» **EXERCISE AIM**
Quote all lines below exactly. Images stay out.

##### COLLECTED MATERIAL

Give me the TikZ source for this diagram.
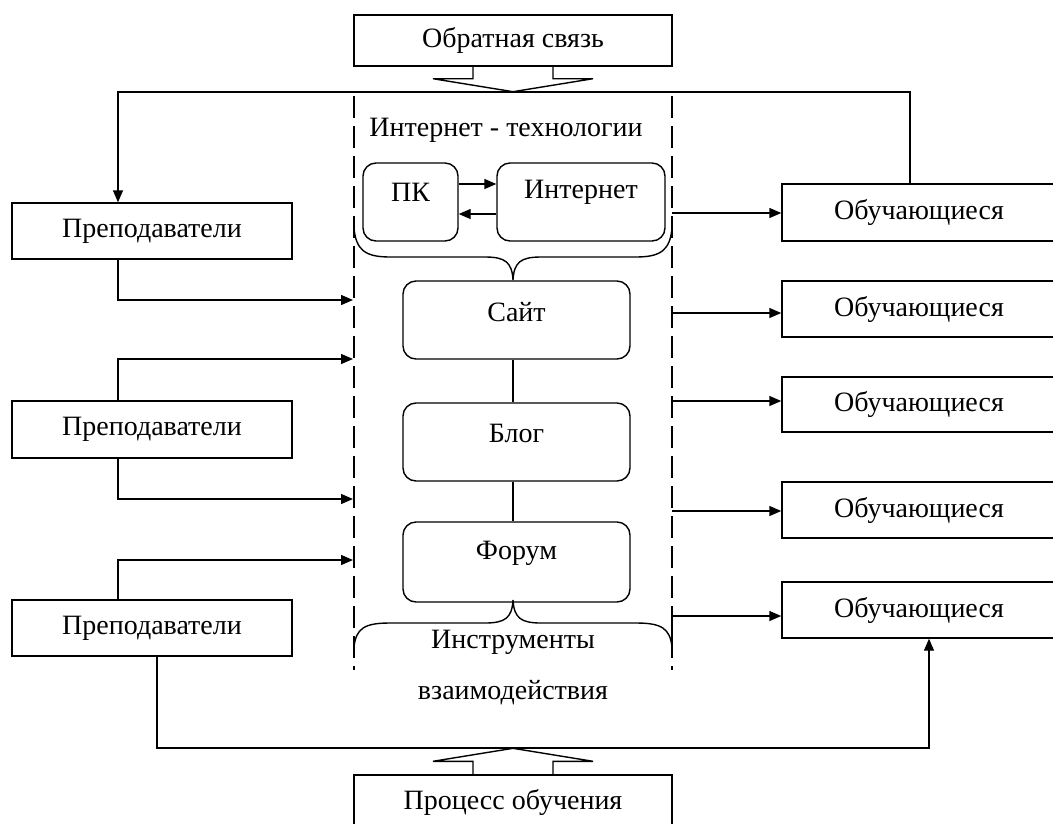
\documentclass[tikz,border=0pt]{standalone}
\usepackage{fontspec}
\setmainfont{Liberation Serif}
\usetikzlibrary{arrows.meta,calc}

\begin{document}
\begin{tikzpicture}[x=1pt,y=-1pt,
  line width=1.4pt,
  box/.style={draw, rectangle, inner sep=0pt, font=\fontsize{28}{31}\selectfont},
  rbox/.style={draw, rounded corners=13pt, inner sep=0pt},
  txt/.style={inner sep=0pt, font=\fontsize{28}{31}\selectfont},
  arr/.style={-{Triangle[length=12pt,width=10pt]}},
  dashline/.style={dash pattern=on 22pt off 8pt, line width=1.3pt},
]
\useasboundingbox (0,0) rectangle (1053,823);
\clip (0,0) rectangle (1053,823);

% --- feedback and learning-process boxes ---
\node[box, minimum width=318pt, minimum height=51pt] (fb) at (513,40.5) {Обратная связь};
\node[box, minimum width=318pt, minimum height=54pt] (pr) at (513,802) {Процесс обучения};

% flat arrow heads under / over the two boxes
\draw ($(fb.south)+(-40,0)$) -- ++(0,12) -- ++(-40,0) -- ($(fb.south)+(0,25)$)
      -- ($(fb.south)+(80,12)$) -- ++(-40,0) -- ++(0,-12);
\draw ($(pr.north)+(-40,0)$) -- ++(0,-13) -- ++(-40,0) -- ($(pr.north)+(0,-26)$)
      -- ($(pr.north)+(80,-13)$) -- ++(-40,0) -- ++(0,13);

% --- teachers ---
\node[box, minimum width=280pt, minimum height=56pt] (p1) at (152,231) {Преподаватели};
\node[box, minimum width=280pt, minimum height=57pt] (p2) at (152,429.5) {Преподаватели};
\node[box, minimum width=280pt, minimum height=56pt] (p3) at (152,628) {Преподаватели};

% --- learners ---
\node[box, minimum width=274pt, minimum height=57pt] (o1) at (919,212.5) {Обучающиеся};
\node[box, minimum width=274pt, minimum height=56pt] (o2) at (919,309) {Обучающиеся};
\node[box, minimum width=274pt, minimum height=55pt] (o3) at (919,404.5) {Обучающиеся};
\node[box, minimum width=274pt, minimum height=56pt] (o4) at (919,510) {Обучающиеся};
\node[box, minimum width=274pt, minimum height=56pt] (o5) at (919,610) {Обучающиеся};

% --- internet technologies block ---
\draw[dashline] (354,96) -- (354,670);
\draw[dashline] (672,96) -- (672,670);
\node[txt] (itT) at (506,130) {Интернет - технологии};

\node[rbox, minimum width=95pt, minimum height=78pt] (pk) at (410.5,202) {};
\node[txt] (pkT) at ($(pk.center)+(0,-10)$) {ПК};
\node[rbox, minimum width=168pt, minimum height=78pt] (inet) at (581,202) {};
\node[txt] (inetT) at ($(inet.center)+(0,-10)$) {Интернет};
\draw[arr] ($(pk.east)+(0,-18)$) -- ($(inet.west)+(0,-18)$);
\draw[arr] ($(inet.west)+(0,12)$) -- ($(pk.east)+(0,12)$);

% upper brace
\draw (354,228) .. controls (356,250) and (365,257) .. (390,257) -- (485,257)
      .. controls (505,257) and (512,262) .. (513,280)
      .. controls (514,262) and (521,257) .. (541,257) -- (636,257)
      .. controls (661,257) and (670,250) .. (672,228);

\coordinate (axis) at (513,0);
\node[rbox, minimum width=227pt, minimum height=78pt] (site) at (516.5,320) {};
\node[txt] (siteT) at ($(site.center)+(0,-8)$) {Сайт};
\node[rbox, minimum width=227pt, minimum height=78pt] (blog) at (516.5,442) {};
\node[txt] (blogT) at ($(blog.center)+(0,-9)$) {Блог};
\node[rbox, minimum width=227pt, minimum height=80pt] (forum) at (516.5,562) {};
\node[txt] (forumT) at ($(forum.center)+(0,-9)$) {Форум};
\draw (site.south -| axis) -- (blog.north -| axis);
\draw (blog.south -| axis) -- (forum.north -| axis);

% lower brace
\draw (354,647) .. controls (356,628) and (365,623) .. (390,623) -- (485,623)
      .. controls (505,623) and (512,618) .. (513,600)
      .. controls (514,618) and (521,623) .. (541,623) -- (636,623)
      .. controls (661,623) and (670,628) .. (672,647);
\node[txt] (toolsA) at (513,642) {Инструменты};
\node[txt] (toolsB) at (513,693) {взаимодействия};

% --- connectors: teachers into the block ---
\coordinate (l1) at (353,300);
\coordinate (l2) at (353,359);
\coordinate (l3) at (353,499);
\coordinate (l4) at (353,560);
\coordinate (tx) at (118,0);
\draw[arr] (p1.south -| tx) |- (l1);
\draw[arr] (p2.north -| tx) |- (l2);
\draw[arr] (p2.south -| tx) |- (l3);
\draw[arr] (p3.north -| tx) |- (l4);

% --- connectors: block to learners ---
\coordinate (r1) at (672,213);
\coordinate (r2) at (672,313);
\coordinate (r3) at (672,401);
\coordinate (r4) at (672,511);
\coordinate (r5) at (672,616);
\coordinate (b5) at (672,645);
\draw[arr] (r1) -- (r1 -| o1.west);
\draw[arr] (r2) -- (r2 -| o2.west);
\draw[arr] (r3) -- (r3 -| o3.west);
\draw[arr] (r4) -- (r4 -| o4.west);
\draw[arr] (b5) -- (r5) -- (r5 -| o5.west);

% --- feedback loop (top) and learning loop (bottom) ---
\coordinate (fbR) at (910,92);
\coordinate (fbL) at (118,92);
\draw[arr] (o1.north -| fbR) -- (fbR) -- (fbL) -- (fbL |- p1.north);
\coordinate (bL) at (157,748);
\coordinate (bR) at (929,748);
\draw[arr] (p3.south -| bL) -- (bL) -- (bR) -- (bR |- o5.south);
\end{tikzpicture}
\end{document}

##########

» **WRITTEN RESPONSE**
Give me the TikZ source for this diagram.
\documentclass[tikz,border=0pt]{standalone}
\usepackage{fontspec}
\setmainfont{Liberation Serif}
\usetikzlibrary{arrows.meta,calc}

\begin{document}
\begin{tikzpicture}[x=1pt,y=-1pt,
  line width=1.4pt,
  box/.style={draw, rectangle, inner sep=0pt, font=\fontsize{28}{31}\selectfont},
  rbox/.style={draw, rounded corners=13pt, inner sep=0pt},
  txt/.style={inner sep=0pt, font=\fontsize{28}{31}\selectfont},
  arr/.style={-{Triangle[length=12pt,width=10pt]}},
  dashline/.style={dash pattern=on 22pt off 8pt, line width=1.3pt},
]
\useasboundingbox (0,0) rectangle (1053,823);
\clip (0,0) rectangle (1053,823);

% --- feedback and learning-process boxes ---
\node[box, minimum width=318pt, minimum height=51pt] (fb) at (513,40.5) {Обратная связь};
\node[box, minimum width=318pt, minimum height=54pt] (pr) at (513,802) {Процесс обучения};

% flat arrow heads under / over the two boxes
\draw ($(fb.south)+(-40,0)$) -- ++(0,12) -- ++(-40,0) -- ($(fb.south)+(0,25)$)
      -- ($(fb.south)+(80,12)$) -- ++(-40,0) -- ++(0,-12);
\draw ($(pr.north)+(-40,0)$) -- ++(0,-13) -- ++(-40,0) -- ($(pr.north)+(0,-26)$)
      -- ($(pr.north)+(80,-13)$) -- ++(-40,0) -- ++(0,13);

% --- teachers ---
\node[box, minimum width=280pt, minimum height=56pt] (p1) at (152,231) {Преподаватели};
\node[box, minimum width=280pt, minimum height=57pt] (p2) at (152,429.5) {Преподаватели};
\node[box, minimum width=280pt, minimum height=56pt] (p3) at (152,628) {Преподаватели};

% --- learners ---
\node[box, minimum width=274pt, minimum height=57pt] (o1) at (919,212.5) {Обучающиеся};
\node[box, minimum width=274pt, minimum height=56pt] (o2) at (919,309) {Обучающиеся};
\node[box, minimum width=274pt, minimum height=55pt] (o3) at (919,404.5) {Обучающиеся};
\node[box, minimum width=274pt, minimum height=56pt] (o4) at (919,510) {Обучающиеся};
\node[box, minimum width=274pt, minimum height=56pt] (o5) at (919,610) {Обучающиеся};

% --- internet technologies block ---
\draw[dashline] (354,96) -- (354,670);
\draw[dashline] (672,96) -- (672,670);
\node[txt] (itT) at (506,130) {Интернет - технологии};

\node[rbox, minimum width=95pt, minimum height=78pt] (pk) at (410.5,202) {};
\node[txt] (pkT) at ($(pk.center)+(0,-10)$) {ПК};
\node[rbox, minimum width=168pt, minimum height=78pt] (inet) at (581,202) {};
\node[txt] (inetT) at ($(inet.center)+(0,-10)$) {Интернет};
\draw[arr] ($(pk.east)+(0,-18)$) -- ($(inet.west)+(0,-18)$);
\draw[arr] ($(inet.west)+(0,12)$) -- ($(pk.east)+(0,12)$);

% upper brace
\draw (354,228) .. controls (356,250) and (365,257) .. (390,257) -- (485,257)
      .. controls (505,257) and (512,262) .. (513,280)
      .. controls (514,262) and (521,257) .. (541,257) -- (636,257)
      .. controls (661,257) and (670,250) .. (672,228);

\coordinate (axis) at (513,0);
\node[rbox, minimum width=227pt, minimum height=78pt] (site) at (516.5,320) {};
\node[txt] (siteT) at ($(site.center)+(0,-8)$) {Сайт};
\node[rbox, minimum width=227pt, minimum height=78pt] (blog) at (516.5,442) {};
\node[txt] (blogT) at ($(blog.center)+(0,-9)$) {Блог};
\node[rbox, minimum width=227pt, minimum height=80pt] (forum) at (516.5,562) {};
\node[txt] (forumT) at ($(forum.center)+(0,-9)$) {Форум};
\draw (site.south -| axis) -- (blog.north -| axis);
\draw (blog.south -| axis) -- (forum.north -| axis);

% lower brace
\draw (354,647) .. controls (356,628) and (365,623) .. (390,623) -- (485,623)
      .. controls (505,623) and (512,618) .. (513,600)
      .. controls (514,618) and (521,623) .. (541,623) -- (636,623)
      .. controls (661,623) and (670,628) .. (672,647);
\node[txt] (toolsA) at (513,642) {Инструменты};
\node[txt] (toolsB) at (513,693) {взаимодействия};

% --- connectors: teachers into the block ---
\coordinate (l1) at (353,300);
\coordinate (l2) at (353,359);
\coordinate (l3) at (353,499);
\coordinate (l4) at (353,560);
\coordinate (tx) at (118,0);
\draw[arr] (p1.south -| tx) |- (l1);
\draw[arr] (p2.north -| tx) |- (l2);
\draw[arr] (p2.south -| tx) |- (l3);
\draw[arr] (p3.north -| tx) |- (l4);

% --- connectors: block to learners ---
\coordinate (r1) at (672,213);
\coordinate (r2) at (672,313);
\coordinate (r3) at (672,401);
\coordinate (r4) at (672,511);
\coordinate (r5) at (672,616);
\coordinate (b5) at (672,645);
\draw[arr] (r1) -- (r1 -| o1.west);
\draw[arr] (r2) -- (r2 -| o2.west);
\draw[arr] (r3) -- (r3 -| o3.west);
\draw[arr] (r4) -- (r4 -| o4.west);
\draw[arr] (b5) -- (r5) -- (r5 -| o5.west);

% --- feedback loop (top) and learning loop (bottom) ---
\coordinate (fbR) at (910,92);
\coordinate (fbL) at (118,92);
\draw[arr] (o1.north -| fbR) -- (fbR) -- (fbL) -- (fbL |- p1.north);
\coordinate (bL) at (157,748);
\coordinate (bR) at (929,748);
\draw[arr] (p3.south -| bL) -- (bL) -- (bR) -- (bR |- o5.south);
\end{tikzpicture}
\end{document}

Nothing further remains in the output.